Goal | Return only those lines from the line containing "Convert this chart to seaborn" to the line containing "import seaborn as sns", both included, and please omit the pictures.

Supplied data |
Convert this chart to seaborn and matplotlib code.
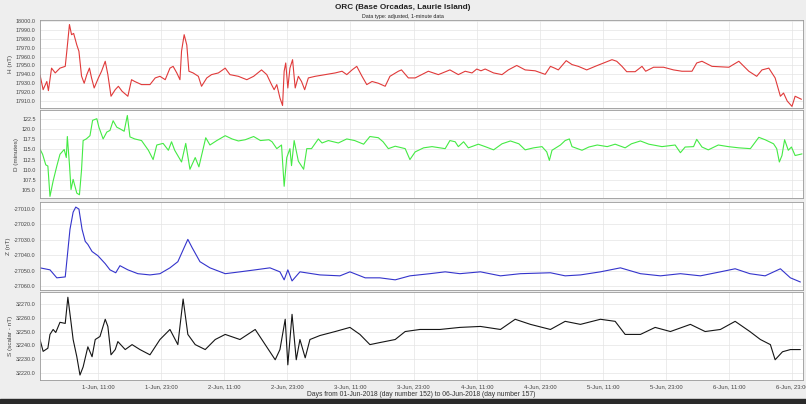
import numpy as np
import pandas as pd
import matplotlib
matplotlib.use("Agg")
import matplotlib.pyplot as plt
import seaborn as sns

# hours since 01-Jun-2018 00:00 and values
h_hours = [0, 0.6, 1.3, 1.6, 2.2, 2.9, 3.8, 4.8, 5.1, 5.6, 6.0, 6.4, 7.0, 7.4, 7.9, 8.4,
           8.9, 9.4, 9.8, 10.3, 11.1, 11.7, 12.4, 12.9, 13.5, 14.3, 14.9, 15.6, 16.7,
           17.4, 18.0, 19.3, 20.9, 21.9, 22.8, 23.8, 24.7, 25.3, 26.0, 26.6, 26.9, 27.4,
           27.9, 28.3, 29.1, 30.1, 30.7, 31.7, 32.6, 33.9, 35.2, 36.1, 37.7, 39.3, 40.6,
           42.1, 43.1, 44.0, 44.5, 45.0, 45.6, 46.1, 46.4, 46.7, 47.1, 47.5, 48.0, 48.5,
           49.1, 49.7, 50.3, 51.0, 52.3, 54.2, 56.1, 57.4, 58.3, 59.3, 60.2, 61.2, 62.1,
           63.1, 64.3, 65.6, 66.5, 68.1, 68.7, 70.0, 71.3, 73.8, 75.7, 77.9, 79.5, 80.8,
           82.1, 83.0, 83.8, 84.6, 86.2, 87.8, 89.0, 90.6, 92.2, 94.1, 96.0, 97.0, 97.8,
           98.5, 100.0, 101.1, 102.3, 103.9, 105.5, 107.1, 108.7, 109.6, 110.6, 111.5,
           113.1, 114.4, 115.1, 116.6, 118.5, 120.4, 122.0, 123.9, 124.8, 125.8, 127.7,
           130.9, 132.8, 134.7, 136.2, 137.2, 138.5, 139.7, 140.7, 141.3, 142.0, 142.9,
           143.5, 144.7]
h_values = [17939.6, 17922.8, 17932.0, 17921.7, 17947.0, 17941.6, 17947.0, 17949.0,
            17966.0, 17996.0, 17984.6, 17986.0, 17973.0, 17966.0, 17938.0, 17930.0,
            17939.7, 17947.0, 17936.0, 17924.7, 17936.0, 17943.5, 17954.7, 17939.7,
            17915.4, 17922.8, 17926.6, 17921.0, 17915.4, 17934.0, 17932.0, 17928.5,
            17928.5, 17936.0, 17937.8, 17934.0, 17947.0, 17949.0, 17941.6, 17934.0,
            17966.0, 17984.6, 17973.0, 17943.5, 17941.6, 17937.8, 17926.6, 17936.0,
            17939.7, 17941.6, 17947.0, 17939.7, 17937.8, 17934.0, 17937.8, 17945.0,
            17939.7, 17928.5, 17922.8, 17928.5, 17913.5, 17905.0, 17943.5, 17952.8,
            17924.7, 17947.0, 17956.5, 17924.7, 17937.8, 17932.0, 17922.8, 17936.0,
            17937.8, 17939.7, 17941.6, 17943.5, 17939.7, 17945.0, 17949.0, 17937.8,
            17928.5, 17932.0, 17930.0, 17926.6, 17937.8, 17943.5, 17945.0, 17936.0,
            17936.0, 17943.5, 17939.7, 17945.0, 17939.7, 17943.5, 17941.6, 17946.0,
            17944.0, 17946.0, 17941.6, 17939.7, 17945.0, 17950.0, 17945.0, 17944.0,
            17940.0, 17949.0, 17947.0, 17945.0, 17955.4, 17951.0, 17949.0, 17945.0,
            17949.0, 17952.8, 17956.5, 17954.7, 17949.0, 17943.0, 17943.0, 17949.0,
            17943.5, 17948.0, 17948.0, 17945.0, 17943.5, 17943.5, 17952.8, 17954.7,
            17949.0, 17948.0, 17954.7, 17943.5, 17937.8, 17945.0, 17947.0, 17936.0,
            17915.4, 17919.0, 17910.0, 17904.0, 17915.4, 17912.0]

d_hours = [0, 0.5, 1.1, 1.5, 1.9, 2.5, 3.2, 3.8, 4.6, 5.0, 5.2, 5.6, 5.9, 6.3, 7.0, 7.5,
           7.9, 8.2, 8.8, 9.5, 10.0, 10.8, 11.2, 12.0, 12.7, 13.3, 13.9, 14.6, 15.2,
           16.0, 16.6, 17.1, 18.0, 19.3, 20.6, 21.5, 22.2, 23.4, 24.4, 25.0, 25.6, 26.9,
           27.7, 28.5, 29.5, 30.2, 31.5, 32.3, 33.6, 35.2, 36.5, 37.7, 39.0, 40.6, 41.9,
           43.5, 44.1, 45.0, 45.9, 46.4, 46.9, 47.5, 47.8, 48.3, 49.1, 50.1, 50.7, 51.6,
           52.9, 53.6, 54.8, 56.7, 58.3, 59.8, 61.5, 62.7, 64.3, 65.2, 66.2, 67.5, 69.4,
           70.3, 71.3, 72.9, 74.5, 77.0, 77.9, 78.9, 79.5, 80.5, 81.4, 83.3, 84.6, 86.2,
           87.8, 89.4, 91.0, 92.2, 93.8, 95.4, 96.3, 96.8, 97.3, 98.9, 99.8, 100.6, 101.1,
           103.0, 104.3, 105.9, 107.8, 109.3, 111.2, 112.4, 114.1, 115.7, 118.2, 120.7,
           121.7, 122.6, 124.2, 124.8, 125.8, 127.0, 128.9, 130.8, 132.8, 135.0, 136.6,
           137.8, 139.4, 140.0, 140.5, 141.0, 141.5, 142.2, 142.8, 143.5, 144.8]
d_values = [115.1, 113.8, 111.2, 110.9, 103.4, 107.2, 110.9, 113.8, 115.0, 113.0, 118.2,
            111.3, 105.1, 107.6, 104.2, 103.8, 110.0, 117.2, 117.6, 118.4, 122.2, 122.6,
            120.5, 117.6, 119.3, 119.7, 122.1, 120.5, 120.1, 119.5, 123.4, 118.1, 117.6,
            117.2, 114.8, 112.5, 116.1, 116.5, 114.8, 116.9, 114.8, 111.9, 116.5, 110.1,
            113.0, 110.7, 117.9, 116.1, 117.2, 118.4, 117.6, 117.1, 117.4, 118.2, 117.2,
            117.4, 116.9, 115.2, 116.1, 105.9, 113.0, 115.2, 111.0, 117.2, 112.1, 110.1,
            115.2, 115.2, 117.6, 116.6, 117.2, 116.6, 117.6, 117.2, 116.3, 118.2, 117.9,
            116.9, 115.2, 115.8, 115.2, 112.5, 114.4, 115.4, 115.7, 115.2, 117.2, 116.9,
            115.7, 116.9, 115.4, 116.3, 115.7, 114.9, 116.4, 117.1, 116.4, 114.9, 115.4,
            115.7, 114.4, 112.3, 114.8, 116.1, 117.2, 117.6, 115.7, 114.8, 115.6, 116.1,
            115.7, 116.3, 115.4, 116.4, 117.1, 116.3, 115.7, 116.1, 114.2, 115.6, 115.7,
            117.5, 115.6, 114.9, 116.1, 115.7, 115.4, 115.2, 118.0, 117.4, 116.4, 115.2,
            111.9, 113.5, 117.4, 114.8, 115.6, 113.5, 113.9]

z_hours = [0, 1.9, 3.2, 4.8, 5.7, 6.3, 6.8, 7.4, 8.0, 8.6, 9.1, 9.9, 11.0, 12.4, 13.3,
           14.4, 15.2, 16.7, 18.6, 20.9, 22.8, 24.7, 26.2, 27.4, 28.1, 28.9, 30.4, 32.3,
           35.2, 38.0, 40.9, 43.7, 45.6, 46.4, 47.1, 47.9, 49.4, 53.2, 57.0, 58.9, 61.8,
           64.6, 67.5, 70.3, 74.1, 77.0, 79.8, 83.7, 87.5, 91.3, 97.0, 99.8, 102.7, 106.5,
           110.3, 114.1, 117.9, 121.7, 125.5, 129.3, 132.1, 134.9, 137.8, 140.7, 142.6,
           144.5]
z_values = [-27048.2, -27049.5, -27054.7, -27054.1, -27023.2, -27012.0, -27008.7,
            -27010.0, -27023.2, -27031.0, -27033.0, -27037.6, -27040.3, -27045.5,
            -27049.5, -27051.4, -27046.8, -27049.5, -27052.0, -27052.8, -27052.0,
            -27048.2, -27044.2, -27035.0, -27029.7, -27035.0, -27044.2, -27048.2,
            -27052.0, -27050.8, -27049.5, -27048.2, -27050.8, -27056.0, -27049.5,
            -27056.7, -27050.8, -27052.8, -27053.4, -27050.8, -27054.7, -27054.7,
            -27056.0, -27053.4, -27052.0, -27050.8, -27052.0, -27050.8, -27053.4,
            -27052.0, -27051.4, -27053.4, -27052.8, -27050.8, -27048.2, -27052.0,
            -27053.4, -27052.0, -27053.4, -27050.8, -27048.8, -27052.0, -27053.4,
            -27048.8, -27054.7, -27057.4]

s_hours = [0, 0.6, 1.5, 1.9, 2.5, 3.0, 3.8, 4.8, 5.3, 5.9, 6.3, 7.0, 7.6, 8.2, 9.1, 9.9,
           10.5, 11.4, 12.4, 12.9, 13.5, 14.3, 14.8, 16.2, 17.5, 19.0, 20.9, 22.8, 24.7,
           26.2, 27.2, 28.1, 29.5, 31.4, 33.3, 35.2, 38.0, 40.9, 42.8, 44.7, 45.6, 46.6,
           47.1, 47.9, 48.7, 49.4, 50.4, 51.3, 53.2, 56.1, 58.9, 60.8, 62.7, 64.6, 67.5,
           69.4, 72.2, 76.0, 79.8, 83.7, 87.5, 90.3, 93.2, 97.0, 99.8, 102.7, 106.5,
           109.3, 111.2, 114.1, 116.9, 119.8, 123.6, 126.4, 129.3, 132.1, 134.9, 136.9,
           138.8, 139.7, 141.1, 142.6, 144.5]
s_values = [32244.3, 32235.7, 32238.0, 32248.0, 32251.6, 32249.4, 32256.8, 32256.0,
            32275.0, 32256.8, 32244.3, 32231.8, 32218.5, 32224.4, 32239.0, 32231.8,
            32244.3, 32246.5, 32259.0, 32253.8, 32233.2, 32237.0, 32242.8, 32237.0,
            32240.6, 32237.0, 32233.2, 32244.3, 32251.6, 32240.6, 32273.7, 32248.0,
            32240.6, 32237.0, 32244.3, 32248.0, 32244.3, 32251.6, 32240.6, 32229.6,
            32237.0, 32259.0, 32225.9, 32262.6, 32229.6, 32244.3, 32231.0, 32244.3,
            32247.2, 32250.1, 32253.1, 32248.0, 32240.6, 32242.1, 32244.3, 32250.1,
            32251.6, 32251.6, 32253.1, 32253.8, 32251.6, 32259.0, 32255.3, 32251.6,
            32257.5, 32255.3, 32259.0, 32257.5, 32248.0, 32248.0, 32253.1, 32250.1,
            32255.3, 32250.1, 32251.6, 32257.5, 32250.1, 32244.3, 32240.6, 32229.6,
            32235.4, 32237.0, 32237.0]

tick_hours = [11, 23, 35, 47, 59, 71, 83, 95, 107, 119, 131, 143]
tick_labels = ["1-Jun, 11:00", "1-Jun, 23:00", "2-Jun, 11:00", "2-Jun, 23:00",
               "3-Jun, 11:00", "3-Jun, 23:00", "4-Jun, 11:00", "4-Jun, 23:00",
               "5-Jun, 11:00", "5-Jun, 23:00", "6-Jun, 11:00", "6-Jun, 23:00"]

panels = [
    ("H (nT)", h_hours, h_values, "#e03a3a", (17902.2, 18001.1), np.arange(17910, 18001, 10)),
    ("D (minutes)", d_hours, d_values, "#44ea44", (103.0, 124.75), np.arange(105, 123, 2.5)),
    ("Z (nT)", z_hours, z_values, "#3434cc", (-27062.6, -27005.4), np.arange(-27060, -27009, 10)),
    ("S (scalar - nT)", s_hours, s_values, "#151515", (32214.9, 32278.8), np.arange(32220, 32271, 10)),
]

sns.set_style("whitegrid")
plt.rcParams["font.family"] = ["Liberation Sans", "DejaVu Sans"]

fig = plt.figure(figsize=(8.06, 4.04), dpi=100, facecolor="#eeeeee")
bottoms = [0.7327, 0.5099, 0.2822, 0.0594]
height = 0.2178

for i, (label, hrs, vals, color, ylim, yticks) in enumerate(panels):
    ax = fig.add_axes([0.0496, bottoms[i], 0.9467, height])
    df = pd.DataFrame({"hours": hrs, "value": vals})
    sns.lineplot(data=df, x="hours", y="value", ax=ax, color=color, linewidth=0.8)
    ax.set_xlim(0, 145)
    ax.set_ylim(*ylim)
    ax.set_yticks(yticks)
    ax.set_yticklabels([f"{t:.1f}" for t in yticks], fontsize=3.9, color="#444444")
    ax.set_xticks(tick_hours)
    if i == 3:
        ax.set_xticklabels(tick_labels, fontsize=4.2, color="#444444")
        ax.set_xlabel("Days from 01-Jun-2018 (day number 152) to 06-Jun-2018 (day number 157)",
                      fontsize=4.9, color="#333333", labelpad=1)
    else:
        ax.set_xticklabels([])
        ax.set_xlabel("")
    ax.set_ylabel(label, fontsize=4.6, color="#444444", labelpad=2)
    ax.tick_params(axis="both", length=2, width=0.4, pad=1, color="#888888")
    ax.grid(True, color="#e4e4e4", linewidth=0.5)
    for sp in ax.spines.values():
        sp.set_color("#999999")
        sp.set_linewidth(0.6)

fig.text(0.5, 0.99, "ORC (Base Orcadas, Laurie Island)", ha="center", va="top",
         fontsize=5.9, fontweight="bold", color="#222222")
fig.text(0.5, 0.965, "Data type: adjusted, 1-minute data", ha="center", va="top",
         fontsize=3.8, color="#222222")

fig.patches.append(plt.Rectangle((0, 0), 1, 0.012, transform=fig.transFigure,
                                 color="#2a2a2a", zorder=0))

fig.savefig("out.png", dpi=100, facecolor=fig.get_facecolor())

--

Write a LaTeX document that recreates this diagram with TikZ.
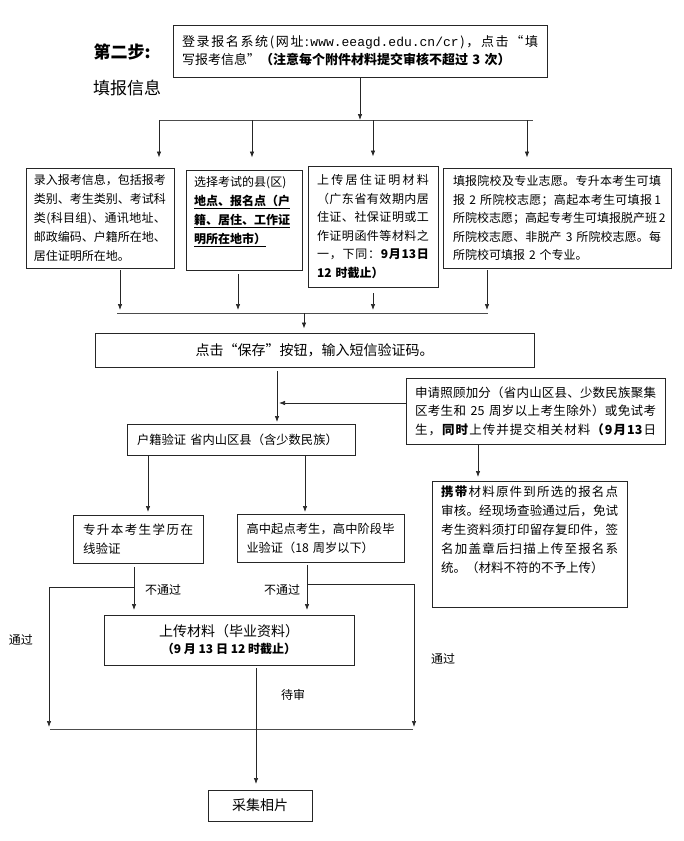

---

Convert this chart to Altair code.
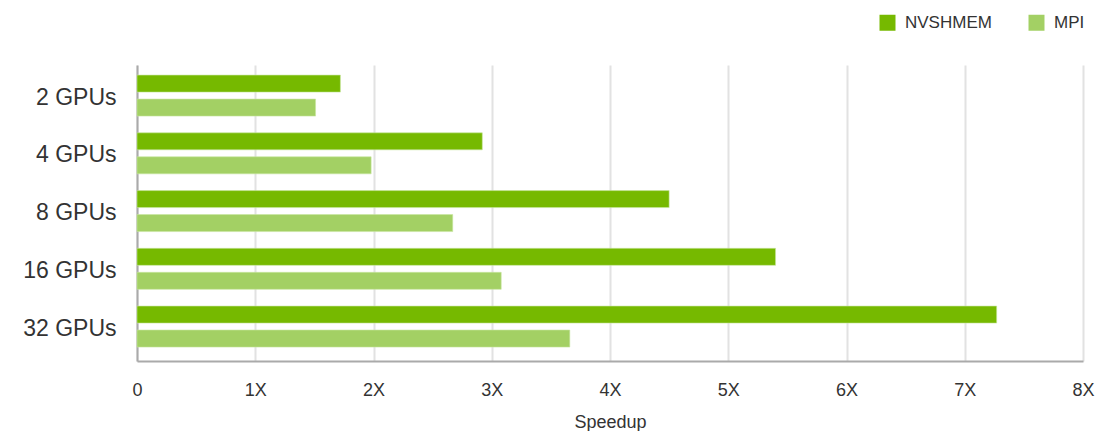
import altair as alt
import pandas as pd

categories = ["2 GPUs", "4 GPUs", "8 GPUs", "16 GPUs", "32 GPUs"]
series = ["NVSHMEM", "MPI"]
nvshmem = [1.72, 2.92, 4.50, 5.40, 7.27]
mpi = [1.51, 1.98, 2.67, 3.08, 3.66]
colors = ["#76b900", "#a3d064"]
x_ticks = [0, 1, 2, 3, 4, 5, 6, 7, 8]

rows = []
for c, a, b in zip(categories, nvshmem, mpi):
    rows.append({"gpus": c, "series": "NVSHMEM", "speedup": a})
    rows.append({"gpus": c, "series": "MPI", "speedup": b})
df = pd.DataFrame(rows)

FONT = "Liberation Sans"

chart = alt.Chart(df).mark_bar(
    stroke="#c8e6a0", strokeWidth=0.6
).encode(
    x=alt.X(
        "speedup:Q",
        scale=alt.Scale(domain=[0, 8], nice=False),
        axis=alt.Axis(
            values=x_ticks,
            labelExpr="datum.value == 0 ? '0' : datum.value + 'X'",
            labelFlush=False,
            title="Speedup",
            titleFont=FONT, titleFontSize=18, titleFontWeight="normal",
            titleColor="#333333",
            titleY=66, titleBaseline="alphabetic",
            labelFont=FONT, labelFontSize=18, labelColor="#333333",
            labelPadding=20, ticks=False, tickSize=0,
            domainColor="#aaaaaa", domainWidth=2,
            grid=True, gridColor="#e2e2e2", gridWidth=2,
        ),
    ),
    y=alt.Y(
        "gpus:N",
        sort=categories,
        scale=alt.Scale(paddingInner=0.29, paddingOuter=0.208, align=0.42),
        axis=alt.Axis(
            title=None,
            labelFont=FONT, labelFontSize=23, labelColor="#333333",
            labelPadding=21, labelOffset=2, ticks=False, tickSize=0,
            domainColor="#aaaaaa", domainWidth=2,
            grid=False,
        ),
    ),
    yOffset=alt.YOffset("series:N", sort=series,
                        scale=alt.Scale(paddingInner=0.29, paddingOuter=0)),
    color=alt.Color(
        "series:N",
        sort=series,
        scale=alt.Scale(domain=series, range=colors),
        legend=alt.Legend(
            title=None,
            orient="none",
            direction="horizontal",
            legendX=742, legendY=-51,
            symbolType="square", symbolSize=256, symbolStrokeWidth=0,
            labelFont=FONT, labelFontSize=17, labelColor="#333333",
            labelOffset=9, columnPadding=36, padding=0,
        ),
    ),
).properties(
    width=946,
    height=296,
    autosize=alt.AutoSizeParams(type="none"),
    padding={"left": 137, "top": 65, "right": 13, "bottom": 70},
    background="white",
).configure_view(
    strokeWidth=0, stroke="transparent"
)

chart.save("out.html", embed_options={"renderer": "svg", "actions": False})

Response |
Convert this chart to seaborn and matplotlib code.
import numpy as np
import pandas as pd
import matplotlib
matplotlib.use("Agg")
import matplotlib.pyplot as plt
import seaborn as sns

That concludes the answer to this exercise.